Confession: I traveled the entire past month on a single ticket.

That’s the huge secret behind my grand journey around Switzerland. I traveled here, there and everywhere — I crossed whole lakes and rode cable cars to the uttermost peaks in the Bernese Alps, hopped trains to the remotest Swiss villages and rode trams and metros through Geneva, Lausanne and Zürich — and I did it all with just one flimsy paper ticket.

Those of you who know me well know that I heartily dislike any kind of over-itinerized travel, preferring the spontaneity of a blank calendar and the freedom to roam the open road — or in this case, the open track. The miracle of the Swiss Travel System is that I could do just that— I could hop on and off the network as much I liked, and best of all, I could travel everywhere using ONLY public transportation, specifically train, bus and boat.

. . . and the beauty of Switzerland is that there is always a train. Always. Like clockwork.

My all-inclusive, covers (almost) everything golden ticket wast the Swiss Pass, which gave me open access to all of the different kinds of transportation and allowed me to explore Switzerland independently, without any pre-planning on my part. I kept the ticket in my backpack and every time kontrolle came by, I whisked it out and flapped it in their faces. In thirty days of checks and re-checks on the Swiss Travel System, not once did I get questioned. My Swiss Pass actually worked.

With my single golden ticket, my traveled 1,073.5 miles (1,717.6 km) on public transportation, which is saying a lot given that from its eastern to western border, Switzerland is just over 200 miles wide.

Other travelers in Switzerland may not want to go as crazy as I did with my month-long pass. (They also sell single-day Swiss Passes, or for 4, 8, 15, 22 days.) All I can say is that it’s totally worth it.

I’ll break it down for you—

My Swiss Trip in Numbers:

  • Trains: 51
  • Trams: 16
  • Cable Cars: 9
  • Bikes*: 7
  • Buses: 6
  • Boats: 3
  • TOTAL Distance: 1,073.5 miles (1,717.6 km)
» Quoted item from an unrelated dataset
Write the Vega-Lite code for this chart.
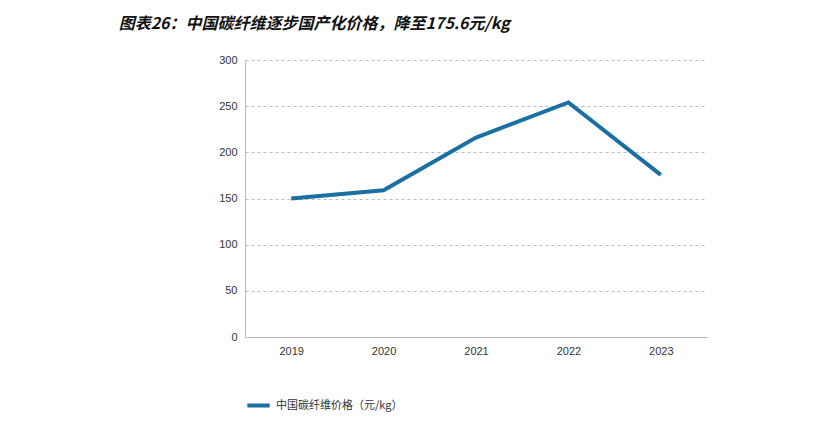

View Switzerland in a larger map

*Bikes are NOT included in the Swiss Pass but were a big part of my travels around Switzerland. No matter how you choose to travel, I highly recommend a bit of biking.


  1. Erma J
    Abilene, Texas
    July 25, 2012, 12:25 pm

    What a fantastic way to travel! Do you have to purchase “the ticket” before you go to Switzerland? Enjoy your columns very much. Thanks.

  2. Cathy Czoschke
    Fort Myers, FL
    July 25, 2012, 1:23 pm

    Andrew, Switzerland is a dream of mine and within too years I will be there. I would like to bike around and use a back pack and just keep going. Keep enjoying. The pictures I have seen are awesome. Thank you, Cathy

  3. Peter
    Swiss, currently in Florenc IT
    July 25, 2012, 11:36 pm

    Swiss trains are cool. We do not only heave them, but we also sell them worl wide. Swisstechnology can be found in trains fromt the company Bombardier and Stadler. Both companies have engeneering and production facilities in Switzerland and employee more than 1000 people. Design engeneers are always welcome!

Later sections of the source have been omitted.